** Written request **
Transcribe the full listing exactly, and drop every picture.
○ ○ ○
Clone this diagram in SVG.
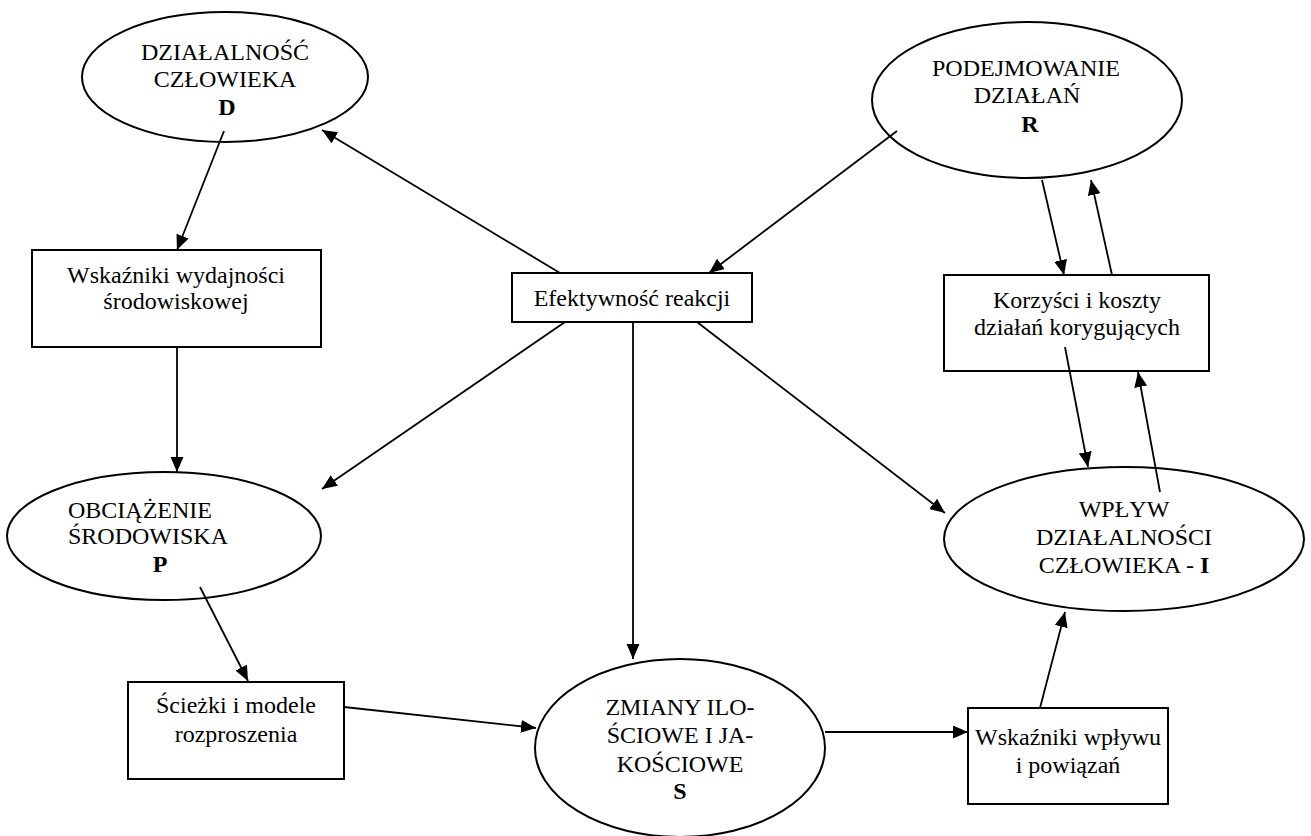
<svg xmlns="http://www.w3.org/2000/svg" width="1311" height="836" viewBox="0 0 1311 836">
<style>
.shape{fill:#fff;stroke:#000;stroke-width:2}
.t{font-family:"Liberation Serif","Times New Roman",serif;font-size:24px;fill:#000;text-anchor:middle}
.b{font-weight:bold}
.c{stroke:#000;stroke-width:1.8;fill:none;marker-end:url(#ah)}
</style>
<defs>
<marker id="ah" markerUnits="userSpaceOnUse" markerWidth="16" markerHeight="14" refX="15" refY="6.5" orient="auto">
<path d="M0,0 L15,6.5 L0,13 z" fill="#000"/>
</marker>
</defs>
<rect width="1311" height="836" fill="#fff"/>
<g id="D">
<ellipse class="shape" cx="225" cy="77" rx="143" ry="65"/>
<text class="t" x="225" y="60">DZIAŁALNOŚĆ</text>
<text class="t" x="225" y="87">CZŁOWIEKA</text>
<text class="t b" x="227" y="115">D</text>
</g>
<g id="R">
<ellipse class="shape" cx="1027" cy="100" rx="155" ry="78"/>
<text class="t" x="1026" y="76">PODEJMOWANIE</text>
<text class="t" x="1027" y="103">DZIAŁAŃ</text>
<text class="t b" x="1030" y="132">R</text>
</g>
<g id="WskWyd">
<rect class="shape" x="32" y="250" width="289" height="97"/>
<text class="t" x="176" y="283">Wskaźniki wydajności</text>
<text class="t" x="176" y="309">środowiskowej</text>
</g>
<g id="Efekt">
<rect class="shape" x="512" y="273" width="240" height="49"/>
<text class="t" x="632" y="306">Efektywność reakcji</text>
</g>
<g id="Korzysci">
<rect class="shape" x="944" y="275" width="265" height="96"/>
<text class="t" x="1077" y="308">Korzyści i koszty</text>
<text class="t" x="1077" y="335">działań korygujących</text>
</g>
<g id="P">
<ellipse class="shape" cx="164" cy="536" rx="157" ry="64"/>
<text class="t" x="68" y="518" text-anchor="start" style="text-anchor:start">OBCIĄŻENIE</text>
<text class="t" x="68" y="544" style="text-anchor:start">ŚRODOWISKA</text>
<text class="t b" x="160" y="572">P</text>
</g>
<g id="I">
<ellipse class="shape" cx="1124" cy="539" rx="180" ry="72"/>
<text class="t" x="1124" y="517">WPŁYW</text>
<text class="t" x="1124" y="545">DZIAŁALNOŚCI</text>
<text class="t" x="1124" y="573">CZŁOWIEKA - <tspan class="b">I</tspan></text>
</g>
<g id="Sciezki">
<rect class="shape" x="128" y="682" width="216" height="97"/>
<text class="t" x="236" y="713">Ścieżki i modele</text>
<text class="t" x="236" y="742">rozproszenia</text>
</g>
<g id="S">
<ellipse class="shape" cx="680" cy="748" rx="145" ry="89"/>
<text class="t" x="680" y="715">ZMIANY ILO-</text>
<text class="t" x="680" y="743">ŚCIOWE I JA-</text>
<text class="t" x="680" y="772">KOŚCIOWE</text>
<text class="t b" x="680" y="799">S</text>
</g>
<g id="WskWpl">
<rect class="shape" x="968" y="708" width="200" height="96"/>
<text class="t" x="1068" y="745">Wskaźniki wpływu</text>
<text class="t" x="1068" y="773">i powiązań</text>
</g>
<g id="connectors">
<line class="c" x1="224" y1="131" x2="177" y2="250"/>
<line class="c" x1="560" y1="273" x2="322" y2="130"/>
<line class="c" x1="897" y1="131" x2="709" y2="273"/>
<line class="c" x1="1042" y1="180" x2="1064" y2="275"/>
<line class="c" x1="1112" y1="275" x2="1091" y2="180"/>
<line class="c" x1="1065" y1="347" x2="1088" y2="467"/>
<line class="c" x1="1160" y1="492" x2="1138" y2="372"/>
<line class="c" x1="177" y1="347" x2="177" y2="472"/>
<line class="c" x1="565" y1="322" x2="322" y2="489"/>
<line class="c" x1="633" y1="322" x2="633" y2="659"/>
<line class="c" x1="697" y1="322" x2="945" y2="513"/>
<line class="c" x1="200" y1="587" x2="248" y2="681"/>
<line class="c" x1="344" y1="707" x2="536" y2="728"/>
<line class="c" x1="825" y1="732" x2="968" y2="732"/>
<line class="c" x1="1040" y1="708" x2="1065" y2="612"/>
</g>
</svg>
○ ○ ○
** Answer **
Clone this diagram in SVG.
<svg xmlns="http://www.w3.org/2000/svg" width="1311" height="836" viewBox="0 0 1311 836">
<style>
.shape{fill:#fff;stroke:#000;stroke-width:2}
.t{font-family:"Liberation Serif","Times New Roman",serif;font-size:24px;fill:#000;text-anchor:middle}
.b{font-weight:bold}
.c{stroke:#000;stroke-width:1.8;fill:none;marker-end:url(#ah)}
</style>
<defs>
<marker id="ah" markerUnits="userSpaceOnUse" markerWidth="16" markerHeight="14" refX="15" refY="6.5" orient="auto">
<path d="M0,0 L15,6.5 L0,13 z" fill="#000"/>
</marker>
</defs>
<rect width="1311" height="836" fill="#fff"/>
<g id="D">
<ellipse class="shape" cx="225" cy="77" rx="143" ry="65"/>
<text class="t" x="225" y="60">DZIAŁALNOŚĆ</text>
<text class="t" x="225" y="87">CZŁOWIEKA</text>
<text class="t b" x="227" y="115">D</text>
</g>
<g id="R">
<ellipse class="shape" cx="1027" cy="100" rx="155" ry="78"/>
<text class="t" x="1026" y="76">PODEJMOWANIE</text>
<text class="t" x="1027" y="103">DZIAŁAŃ</text>
<text class="t b" x="1030" y="132">R</text>
</g>
<g id="WskWyd">
<rect class="shape" x="32" y="250" width="289" height="97"/>
<text class="t" x="176" y="283">Wskaźniki wydajności</text>
<text class="t" x="176" y="309">środowiskowej</text>
</g>
<g id="Efekt">
<rect class="shape" x="512" y="273" width="240" height="49"/>
<text class="t" x="632" y="306">Efektywność reakcji</text>
</g>
<g id="Korzysci">
<rect class="shape" x="944" y="275" width="265" height="96"/>
<text class="t" x="1077" y="308">Korzyści i koszty</text>
<text class="t" x="1077" y="335">działań korygujących</text>
</g>
<g id="P">
<ellipse class="shape" cx="164" cy="536" rx="157" ry="64"/>
<text class="t" x="68" y="518" text-anchor="start" style="text-anchor:start">OBCIĄŻENIE</text>
<text class="t" x="68" y="544" style="text-anchor:start">ŚRODOWISKA</text>
<text class="t b" x="160" y="572">P</text>
</g>
<g id="I">
<ellipse class="shape" cx="1124" cy="539" rx="180" ry="72"/>
<text class="t" x="1124" y="517">WPŁYW</text>
<text class="t" x="1124" y="545">DZIAŁALNOŚCI</text>
<text class="t" x="1124" y="573">CZŁOWIEKA - <tspan class="b">I</tspan></text>
</g>
<g id="Sciezki">
<rect class="shape" x="128" y="682" width="216" height="97"/>
<text class="t" x="236" y="713">Ścieżki i modele</text>
<text class="t" x="236" y="742">rozproszenia</text>
</g>
<g id="S">
<ellipse class="shape" cx="680" cy="748" rx="145" ry="89"/>
<text class="t" x="680" y="715">ZMIANY ILO-</text>
<text class="t" x="680" y="743">ŚCIOWE I JA-</text>
<text class="t" x="680" y="772">KOŚCIOWE</text>
<text class="t b" x="680" y="799">S</text>
</g>
<g id="WskWpl">
<rect class="shape" x="968" y="708" width="200" height="96"/>
<text class="t" x="1068" y="745">Wskaźniki wpływu</text>
<text class="t" x="1068" y="773">i powiązań</text>
</g>
<g id="connectors">
<line class="c" x1="224" y1="131" x2="177" y2="250"/>
<line class="c" x1="560" y1="273" x2="322" y2="130"/>
<line class="c" x1="897" y1="131" x2="709" y2="273"/>
<line class="c" x1="1042" y1="180" x2="1064" y2="275"/>
<line class="c" x1="1112" y1="275" x2="1091" y2="180"/>
<line class="c" x1="1065" y1="347" x2="1088" y2="467"/>
<line class="c" x1="1160" y1="492" x2="1138" y2="372"/>
<line class="c" x1="177" y1="347" x2="177" y2="472"/>
<line class="c" x1="565" y1="322" x2="322" y2="489"/>
<line class="c" x1="633" y1="322" x2="633" y2="659"/>
<line class="c" x1="697" y1="322" x2="945" y2="513"/>
<line class="c" x1="200" y1="587" x2="248" y2="681"/>
<line class="c" x1="344" y1="707" x2="536" y2="728"/>
<line class="c" x1="825" y1="732" x2="968" y2="732"/>
<line class="c" x1="1040" y1="708" x2="1065" y2="612"/>
</g>
</svg>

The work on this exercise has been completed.